Business needs to think differently in the tightest employment market ever seen.
auticon IT Consultant James Tingle first learned computer programming, and he taught himself to read at the age of four. He has some amazing talents, but he hasn’t completed high school and like so many autistic people he finds social interaction uneasy and difficult to comprehend.
James is not only autistic, but he has circadian rhythm sleep disorder and grapheme–colour synesthesia, where an individual’s perception of numerals and letters is associated with the experience of colours. To say that James thinks and sees the world differently to the rest of us is really an understatement, but these differences enable him to see patterns and find order in the world that most of us would simply never notice.
Professor in the Departments of Psychology and Psychiatry at the University of Cambridge Simon Baron-Cohan once said, ”like any skill, systemising occurs on a bell curve in the population, with some people being faster at spotting patterns than others. Autistic people are often strong systemisers. Indeed, their attention is often described as ‘obsessive’ as they check and recheck the patterns of a system.”

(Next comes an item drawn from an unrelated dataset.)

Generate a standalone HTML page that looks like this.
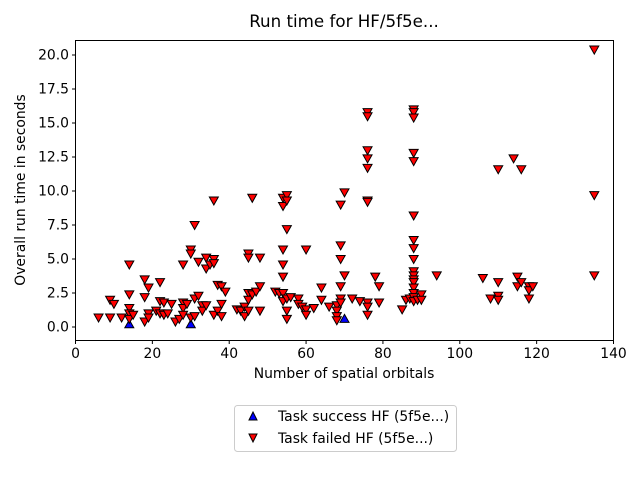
<!DOCTYPE html>
<html><head><meta charset="utf-8"><style>
body{margin:0;background:#fff;font-family:"Liberation Sans","DejaVu Sans",sans-serif}
svg{display:block}
</style></head><body>
<svg id="chart" width="640" height="480" xmlns="http://www.w3.org/2000/svg" font-family="'DejaVu Sans','Liberation Sans',sans-serif">
<text x="344" y="27" text-anchor="middle" font-size="16.7">Run time for HF/5f5e...</text>
<text x="344" y="378" text-anchor="middle" font-size="13.9">Number of spatial orbitals</text>
<text transform="translate(25,190) rotate(-90)" text-anchor="middle" font-size="13.9">Overall run time in seconds</text>
<g id="ticks"></g>
<g id="marks"></g>
<rect x="75.5" y="40.5" width="538" height="300" fill="none" stroke="#000" stroke-width="1"/>
<g>
<rect x="234.5" y="405.5" width="222" height="46" rx="3" fill="#fff" stroke="#ccc"/>
<polygon points="253,412 257,420 249,420" fill="#0000ff" stroke="#000"/>
<text x="278" y="421" font-size="13.9">Task success HF (5f5e...)</text>
<polygon points="249,434 257,434 253,442" fill="#ff0000" stroke="#000"/>
<text x="278" y="443" font-size="13.9">Task failed HF (5f5e...)</text>
</g>
</svg>
<script>
const xTicks=[0,20,40,60,80,100,120,140];
const yTicks=[0,2.5,5,7.5,10,12.5,15,17.5,20];
const successX=[14,30,70];
const successY=[0.2,0.2,0.6];
const failedX=[6,9,9,10,12,14,14,14,14,14,15,18,18,18,19,19,19,21,22,22,22,23,23,24,25,26,27,28,28,28,28,29,30,30,30,31,31,31,32,32,33,33,34,34,34,35,36,36,36,36,37,37,38,38,38,39,42,43,44,44,45,45,45,45,45,46,46,47,48,48,48,52,53,54,54,54,54,54,54,54,55,55,55,55,55,55,56,58,58,59,60,60,60,62,64,64,66,68,68,68,68,69,69,69,69,69,69,70,70,72,74,76,76,76,76,76,76,76,76,76,76,78,79,79,85,86,87,88,88,88,88,88,88,88,88,88,88,88,88,88,88,88,88,88,89,90,90,94,106,108,110,110,110,110,114,115,115,116,116,118,118,118,119,135,135,135];
const failedY=[0.7,2.0,0.7,1.7,0.7,4.6,2.4,1.4,1.0,0.6,0.9,3.5,2.2,0.4,2.9,1.0,0.7,1.2,3.3,1.9,1.0,1.8,0.9,1.0,1.7,0.4,0.6,4.6,1.8,1.4,0.9,1.7,5.7,5.4,0.7,7.5,2.1,0.8,4.8,2.3,1.6,1.2,5.1,4.3,1.6,4.6,9.3,5.0,4.7,0.9,3.1,1.2,3.0,1.7,0.8,2.6,1.3,1.2,1.5,0.8,5.4,5.1,2.5,2.0,1.2,9.5,2.4,2.6,5.1,3.0,1.2,2.6,2.5,9.5,8.9,5.7,4.6,3.7,2.5,1.9,9.7,9.3,7.2,2.1,1.2,0.6,2.2,2.1,1.7,1.5,5.7,1.3,0.9,1.4,2.9,2.0,1.5,1.6,1.2,0.8,0.5,9.0,6.0,5.0,3.0,2.1,1.8,9.9,3.8,2.1,1.9,15.8,15.5,13.0,12.4,11.7,9.3,9.2,1.8,1.5,0.9,3.7,3.0,1.8,1.3,2.0,2.1,16.0,15.8,15.4,12.8,12.2,8.2,6.4,5.8,5.0,4.1,3.8,3.5,3.3,2.9,2.5,2.2,1.9,2.0,2.4,2.0,3.8,3.6,2.1,11.6,3.3,2.3,2.0,12.4,3.7,3.0,11.6,3.3,3.0,2.7,2.1,3.0,20.4,9.7,3.8];

const NS="http://www.w3.org/2000/svg";
const xs=v=>75.5+v*(538/140);
const ys=v=>327-v*13.6;
const tg=document.getElementById('ticks'), mg=document.getElementById('marks');
function mk(tag,attrs,parent){const e=document.createElementNS(NS,tag);for(const k in attrs)e.setAttribute(k,attrs[k]);parent.appendChild(e);return e;}
xTicks.forEach(t=>{
  const l=mk('line',{x1:xs(t),x2:xs(t),y1:340.5,y2:344,stroke:'#000'},tg);
  
  
  const tx=mk('text',{x:xs(t),y:358,'text-anchor':'middle','font-size':'13.9'},tg);
  
  
  tx.textContent=t;
});
yTicks.forEach(t=>{
  const l=mk('line',{x1:72,x2:75.5,y1:ys(t),y2:ys(t),stroke:'#000'},tg);
  
  
  const tx=mk('text',{x:69,y:ys(t)+4.5,'text-anchor':'end','font-size':'13.9'},tg);
  
  
  tx.textContent=t.toFixed(1);
});
successX.forEach((v,i)=>{
  const x=xs(v),y=ys(successY[i]);
  const p=mk('polygon',{points:`${x},${y-4.5} ${x+4.5},${y+3.5} ${x-4.5},${y+3.5}`,fill:'#0000ff',stroke:'#000'},mg);
  
  
});
failedX.forEach((v,i)=>{
  const x=xs(v),y=ys(failedY[i]);
  const p=mk('polygon',{points:`${x-4.5},${y-3.5} ${x+4.5},${y-3.5} ${x},${y+4.5}`,fill:'#ff0000',stroke:'#000'},mg);
  
  
});
</script>
</body></html>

James has some outstanding strengths and recognising patterns is definitely one of them. Using his memory and an association with numbers and colours he can recite pi to the sixtieth decimal place on cue, but this doesn’t earn you a place at university.
Not having completed high school he gained much of his formal education in IT through playing Call of Duty. A game design college ran a Call of Duty competition where players had the opportunity to win a single place in the organisation’s Diploma of Games Development course, that one person was James.
While this is an unconventional path to a career in software development, it is not unusual for people on the spectrum not to complete high school and look for different road into the workplace. The truth is most schools and workplaces are simply not set up for those on the spectrum. They are not set up for those that think differently, and this is one of the greatest losses for modern society.
Australian Bureau of Statistics figures show the unemployment rate for people with autism is over 34 per cent, more than three times the rate for people with a disability, and almost ten times the rate for people without.
As the current unemployment rate hits 3.5% and the job market is tighter than ever, it is really time that businesses think differently about how they access the skills they need and be more prepared to make accommodations for those that think and act differently.
It is companies and organisations that think differently and are prepared to offer unconventional hiring methods that will really benefit from the unique skills of people like James.
Recently, James reflected on his experience working at auticon and says there are some clear differences, “the accommodations for autism are fantastic, and the social support has been invaluable. My job coaches have been helping me out the whole way which has been amazing.”
“They really help you to not get overwhelmed with client requests and work with you around client engagement. Most jobs that I have had before they give you a week or two’s training then throw you out on the floor and expect you to get on with it. This can be daunting and stressful, not necessarily from a performance perspective but if you don’t understand some of the unwritten social cues with colleges it can riddle you work with misunderstandings leading to unintended consequences.”